--- BEGIN DATASET CONTENT ---
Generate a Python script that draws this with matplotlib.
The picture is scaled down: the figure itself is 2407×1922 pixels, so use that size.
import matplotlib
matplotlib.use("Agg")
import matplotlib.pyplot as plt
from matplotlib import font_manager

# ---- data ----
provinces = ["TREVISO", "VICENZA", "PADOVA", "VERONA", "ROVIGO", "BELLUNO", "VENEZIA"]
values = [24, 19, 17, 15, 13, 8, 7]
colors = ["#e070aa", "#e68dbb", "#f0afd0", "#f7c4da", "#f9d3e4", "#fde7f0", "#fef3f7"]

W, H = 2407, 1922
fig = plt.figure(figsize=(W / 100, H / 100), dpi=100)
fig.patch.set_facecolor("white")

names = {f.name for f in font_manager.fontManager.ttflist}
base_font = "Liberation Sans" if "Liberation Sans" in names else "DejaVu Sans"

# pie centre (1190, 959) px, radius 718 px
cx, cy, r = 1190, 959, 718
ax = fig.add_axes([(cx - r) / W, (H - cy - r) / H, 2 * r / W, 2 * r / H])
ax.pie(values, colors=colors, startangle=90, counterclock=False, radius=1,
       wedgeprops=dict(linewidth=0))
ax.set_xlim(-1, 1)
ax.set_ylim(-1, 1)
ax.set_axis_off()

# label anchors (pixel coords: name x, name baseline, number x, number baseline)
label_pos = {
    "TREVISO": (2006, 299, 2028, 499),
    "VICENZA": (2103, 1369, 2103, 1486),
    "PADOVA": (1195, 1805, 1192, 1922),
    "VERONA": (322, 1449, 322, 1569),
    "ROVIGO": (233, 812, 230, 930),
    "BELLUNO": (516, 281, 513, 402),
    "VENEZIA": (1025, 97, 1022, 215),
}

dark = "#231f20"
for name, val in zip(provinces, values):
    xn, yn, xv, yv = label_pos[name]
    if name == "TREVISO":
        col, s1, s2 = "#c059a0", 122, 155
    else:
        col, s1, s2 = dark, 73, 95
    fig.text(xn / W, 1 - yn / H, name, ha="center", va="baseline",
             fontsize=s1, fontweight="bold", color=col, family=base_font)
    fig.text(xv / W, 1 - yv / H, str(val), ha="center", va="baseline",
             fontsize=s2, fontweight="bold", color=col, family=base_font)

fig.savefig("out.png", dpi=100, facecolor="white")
--- END DATASET CONTENT ---
__WHAT YOU ARE ASKED TO DO__
In the listing, find all lines with the string "that" and copy them.

__REPLY TO THE TASK__
Generate a Python script that draws this with matplotlib.
The picture is scaled down: the figure itself is 2407×1922 pixels, so use that size.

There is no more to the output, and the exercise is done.